On each canvas, the artist uses sketch-like marks as a way to emphasize disparate and individualized pieces coming together to form something new. This is made poignantly clear in Parts and Things (2019), a still-life of sorts that features clothing and accessories heaped together with severed limbs and heads. It is possible to identify these same objects and body parts in the lively scenes of the other paintings, which suggests that, like each individual brushstroke contributing to the larger whole, the figures on display are an amalgamation of disparate pieces that exist cohesively. In addition to the artist’s own interest in fashion, this may be why clothing seams are repeatedly emphasized throughout the exhibition. As individual dashes, the seams are identical with the marks that fill the canvases. At the same time, they also specify the way in which individual surfaces are delicately held together.

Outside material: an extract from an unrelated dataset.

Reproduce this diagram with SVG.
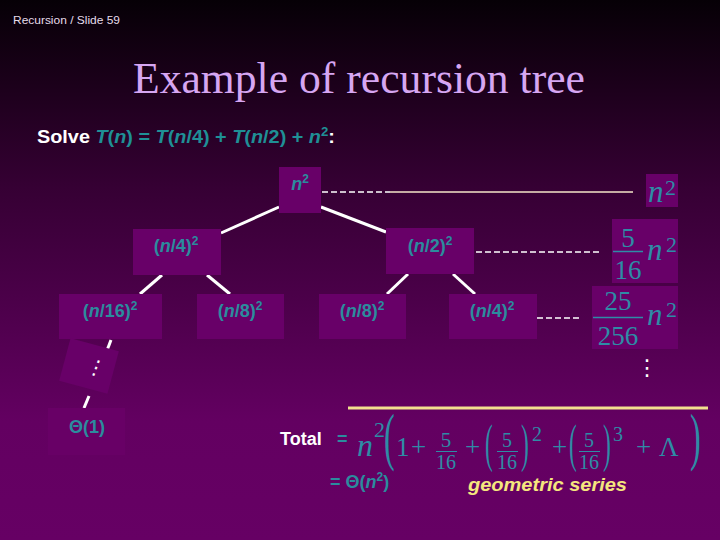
<svg xmlns="http://www.w3.org/2000/svg" width="720" height="540" viewBox="0 0 720 540">
<defs>
<linearGradient id="bg" x1="0" y1="0" x2="0" y2="1">
<stop offset="0" stop-color="#060006"/>
<stop offset="0.35" stop-color="#360034"/>
<stop offset="0.78" stop-color="#630061"/>
<stop offset="1" stop-color="#660064"/>
</linearGradient>
<style>
.box{fill:#680068;}
.lbl{font-family:"Liberation Sans",Arial,sans-serif;font-size:18px;font-weight:bold;fill:#2b8c9e;text-anchor:middle;}
.it{font-style:italic;}
.sup{font-size:12px;}
.ser{font-family:"Liberation Serif","Times New Roman",serif;fill:#2e8ca6;}
.edge{stroke:#ffffff;stroke-width:3;fill:none;}
.dash{stroke:#ffffff;stroke-width:1.5;stroke-dasharray:6 3;fill:none;}
.bar{stroke:#2e8ca6;stroke-width:1;}
</style>
</defs>
<rect x="0" y="0" width="720" height="540" fill="url(#bg)"/>
<text x="13" y="24" font-family="Liberation Sans,Arial,sans-serif" font-size="11" fill="#e6dcea" textLength="107" lengthAdjust="spacingAndGlyphs">Recursion / Slide 59</text>
<text x="359" y="93" font-family="Liberation Serif,Times New Roman,serif" font-size="45" fill="#d6a6f2" text-anchor="middle" textLength="452" lengthAdjust="spacingAndGlyphs">Example of recursion tree</text>
<text x="37" y="143" font-family="Liberation Sans,Arial,sans-serif" font-size="18" font-weight="bold" fill="#ffffff" textLength="298" lengthAdjust="spacingAndGlyphs">Solve <tspan fill="#1f9096"><tspan font-style="italic">T</tspan>(<tspan font-style="italic">n</tspan>) = <tspan font-style="italic">T</tspan>(<tspan font-style="italic">n</tspan>/4) + <tspan font-style="italic">T</tspan>(<tspan font-style="italic">n</tspan>/2) + <tspan font-style="italic">n</tspan><tspan font-size="12" dy="-7">2</tspan></tspan><tspan dy="7">:</tspan></text>

<g id="connectors">
<line class="edge" x1="279" y1="207" x2="221" y2="233"/>
<line class="edge" x1="321" y1="207" x2="386" y2="232"/>
<line class="edge" x1="162" y1="275" x2="140" y2="294"/>
<line class="edge" x1="207" y1="275" x2="230" y2="294"/>
<line class="edge" x1="408" y1="274" x2="387" y2="294"/>
<line class="edge" x1="453" y1="274" x2="475" y2="294"/>
<line class="edge" x1="111" y1="340" x2="106" y2="353"/>
<line class="edge" x1="89" y1="396" x2="84" y2="408"/>
<line class="dash" x1="322" y1="192" x2="390" y2="192"/>
<line x1="390" y1="192" x2="633" y2="192" stroke="#f6e6c8" stroke-width="1.5"/>
<line class="dash" x1="476" y1="252" x2="600" y2="252"/>
<line class="dash" x1="537" y1="318" x2="581" y2="318"/>
</g>

<g id="node-root">
<rect class="box" x="279" y="167" width="42" height="46"/>
<text class="lbl" x="300" y="190"><tspan class="it">n</tspan><tspan class="sup" dy="-7">2</tspan></text>
</g>
<g id="node-n4">
<rect class="box" x="133" y="229" width="88" height="46"/>
<text class="lbl" x="176" y="252">(<tspan class="it">n</tspan>/4)<tspan class="sup" dy="-7">2</tspan></text>
</g>
<g id="node-n2">
<rect class="box" x="386" y="228" width="88" height="46"/>
<text class="lbl" x="430" y="252">(<tspan class="it">n</tspan>/2)<tspan class="sup" dy="-7">2</tspan></text>
</g>
<g id="node-n16">
<rect class="box" x="59" y="294" width="103" height="45"/>
<text class="lbl" x="110" y="317">(<tspan class="it">n</tspan>/16)<tspan class="sup" dy="-7">2</tspan></text>
</g>
<g id="node-n8a">
<rect class="box" x="197" y="294" width="87" height="45"/>
<text class="lbl" x="240" y="317">(<tspan class="it">n</tspan>/8)<tspan class="sup" dy="-7">2</tspan></text>
</g>
<g id="node-n8b">
<rect class="box" x="319" y="294" width="87" height="45"/>
<text class="lbl" x="362" y="317">(<tspan class="it">n</tspan>/8)<tspan class="sup" dy="-7">2</tspan></text>
</g>
<g id="node-n4b">
<rect class="box" x="449" y="294" width="88" height="45"/>
<text class="lbl" x="492" y="317">(<tspan class="it">n</tspan>/4)<tspan class="sup" dy="-7">2</tspan></text>
</g>
<g id="node-dots">
<rect class="box" x="-25" y="-22" width="50" height="44" transform="translate(89,366) rotate(15)"/>
<text x="0" y="0" font-family="DejaVu Sans,sans-serif" font-size="20" fill="#ffffff" text-anchor="middle" transform="translate(94,374) rotate(20)">⋮</text>
</g>
<g id="node-theta">
<rect x="48" y="408" width="77" height="47" fill="#680066"/>
<text class="lbl" x="87" y="433">Θ(1)</text>
</g>

<g id="level-sums">
<rect class="box" x="646" y="174" width="32" height="33"/>
<text class="ser" x="648" y="202" font-size="31" font-style="italic">n</text>
<text class="ser" x="665" y="195" font-size="22">2</text>

<rect class="box" x="612" y="219" width="66" height="64"/>
<text class="ser" x="628" y="247" font-size="27" text-anchor="middle">5</text>
<line x1="613" y1="251.5" x2="643" y2="251.5" stroke="#2e8ca6" stroke-width="1.5"/>
<text class="ser" x="628" y="279" font-size="27" text-anchor="middle">16</text>
<text class="ser" x="647" y="260" font-size="31" font-style="italic">n</text>
<text class="ser" x="666" y="252" font-size="22">2</text>

<rect class="box" x="592" y="286" width="86" height="63"/>
<text class="ser" x="618" y="310" font-size="27" text-anchor="middle">25</text>
<line x1="593" y1="317.5" x2="643" y2="317.5" stroke="#2e8ca6" stroke-width="1.5"/>
<text class="ser" x="618" y="345" font-size="27" text-anchor="middle">256</text>
<text class="ser" x="647" y="325" font-size="31" font-style="italic">n</text>
<text class="ser" x="666" y="317" font-size="22">2</text>

<text x="647" y="375" font-family="DejaVu Sans,sans-serif" font-size="22" fill="#ffffff" text-anchor="middle">⋮</text>
</g>

<g id="total">
<line x1="348" y1="408" x2="708" y2="408" stroke="#f2e08e" stroke-width="3"/>
<text x="280" y="445" font-family="Liberation Sans,Arial,sans-serif" font-size="18" font-weight="bold" fill="#ffffff">Total</text>
<text x="337" y="445" font-family="Liberation Sans,Arial,sans-serif" font-size="18" font-weight="bold" fill="#2b8c9e">=</text>
<text class="ser" x="357" y="456" font-size="32" font-style="italic">n</text>
<text class="ser" x="374" y="437" font-size="22">2</text>
<text class="ser" x="0" y="0" font-size="32" transform="translate(384,458) scale(1,2)">(</text>
<text class="ser" x="396" y="456" font-size="27">1</text>
<text class="ser" x="411" y="456" font-size="27">+</text>
<text class="ser" x="446" y="447" font-size="21" text-anchor="middle">5</text>
<line class="bar" x1="436" y1="451.5" x2="457" y2="451.5"/>
<text class="ser" x="446" y="469" font-size="20" text-anchor="middle">16</text>
<text class="ser" x="465" y="456" font-size="27">+</text>
<text class="ser" x="0" y="0" font-size="26" transform="translate(485,461) scale(0.9,2)">(</text>
<text class="ser" x="507" y="447" font-size="20" text-anchor="middle">5</text>
<line class="bar" x1="497" y1="451.5" x2="518" y2="451.5"/>
<text class="ser" x="507" y="469" font-size="20" text-anchor="middle">16</text>
<text class="ser" x="0" y="0" font-size="26" transform="translate(521,461) scale(0.9,2)">)</text>
<text class="ser" x="532" y="441" font-size="20">2</text>
<text class="ser" x="552" y="456" font-size="27">+</text>
<text class="ser" x="0" y="0" font-size="26" transform="translate(569,461) scale(0.9,2)">(</text>
<text class="ser" x="589" y="447" font-size="20" text-anchor="middle">5</text>
<line class="bar" x1="579" y1="451.5" x2="600" y2="451.5"/>
<text class="ser" x="589" y="469" font-size="20" text-anchor="middle">16</text>
<text class="ser" x="0" y="0" font-size="26" transform="translate(603,461) scale(0.9,2)">)</text>
<text class="ser" x="613" y="441" font-size="20">3</text>
<text class="ser" x="636" y="456" font-size="27">+</text>
<text class="ser" x="659" y="456" font-size="27">Λ</text>
<text class="ser" x="0" y="0" font-size="32" transform="translate(690,458) scale(1,2)">)</text>
<text x="330" y="488" font-family="Liberation Sans,Arial,sans-serif" font-size="18" font-weight="bold" fill="#2b8c9e">= Θ(<tspan font-style="italic">n</tspan><tspan font-size="12" dy="-7">2</tspan><tspan dy="7">)</tspan></text>
<text x="468" y="491" font-family="Liberation Sans,Arial,sans-serif" font-size="19" font-weight="bold" font-style="italic" fill="#f5e67e" textLength="159" lengthAdjust="spacingAndGlyphs">geometric series</text>
</g>
</svg>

Throughout his oeuvre, Toor brilliantly reproduces motifs and styles from various movements and artists (Rococo and Neo-Impressionism especially, but also contemporary sources like Nicole Eisenman and Kehinde Wiley) and reimagines them through the depiction of queer, South Asian characters. The citation of past artists—Manet, Picasso, and Matisse in particular—is commonplace amongst Toor’s fellow queer figurative painters such as Louis Fratino, Jenna Gribbon, and Kyle Dunn. What sets him apart is his ability to pull from visual cultures that pertain to his own diasporic identity and integrate them harmoniously into allusions to art history. In Unruly Visions, Gayatri Gopinath argues that “the aesthetic practices of queer diaspora … allow us to see and sense the intertwined nature of various bodies of knowledge, racial formations, and historical experiences of displacement and dispossession.”1 Toor’s version of this intracultural braiding leads to stunning results: Cézanne’s meditative card players transform into a melancholic queer man interrupting his family in Tea (2020), while Jean-Léon Gérôme’s orientalist gaze is undone by a Brown man indulging in his own beauty in Bedroom Boy (2019).

The paintings invite us in as we scan over them: dashes of emerald vibrate, cloud-grey lines illuminate, tawny marks speak. This atmospheric tension is mirrored in the reservation and hesitancy of several figures. In The Arrival (2019), for example, the left figure’s face, turned slightly downward, expresses uncertainty and worry as he waits for the other figure to lower his arm and receive him. A similar feeling propels the narrative in Bar Boy (2019), where the protagonist stands alone and stares at his phone in a crowd of queer couples and friends. It’s a familiar situation—who hasn’t used their phone to escape the uncomfortable feeling of being by yourself amongst a group of strangers? This escape route is of course transparent, and this makes the central figure’s isolation all the more obvious. But in Toor’s paintings, reservation and hesitancy are not always regarded negatively. Instead, in a quasi-orgasmic way, these moments intensify the possibilities and pleasures that can unfold. In Four Friends, the figures on the right sit snugly together, the blonde raising his phone to share something with his companion. Like in Bar Boy, the phone distracts from the tension shared between the two. But it’s easy to imagine that as the tension rises, the phone will lower, and the two will be drawn in even closer to each other and kiss.
“If he loves me, if he loves me not … oh, how will I know?” goes the bridge to the iconic Whitney Houston song for which this exhibition is named. Following Houston’s lead, Toor knows that to go back and forth between two possibilities never provides peace. As these exquisite paintings demonstrate in both content and form, people change, spaces are morphed by who inhabits them, appearances transform under different lights, and the self that one constructs today might be different tomorrow. Rather than crumble under the anxiety of possibility, Toor makes a convincing case that the interim is desirable precisely because it is dynamic.
- Gayatri Gopinath, Unruly Visions: The Aesthetic Practices of Queer Diaspora (Durham, NC: Duke University Press, 2018).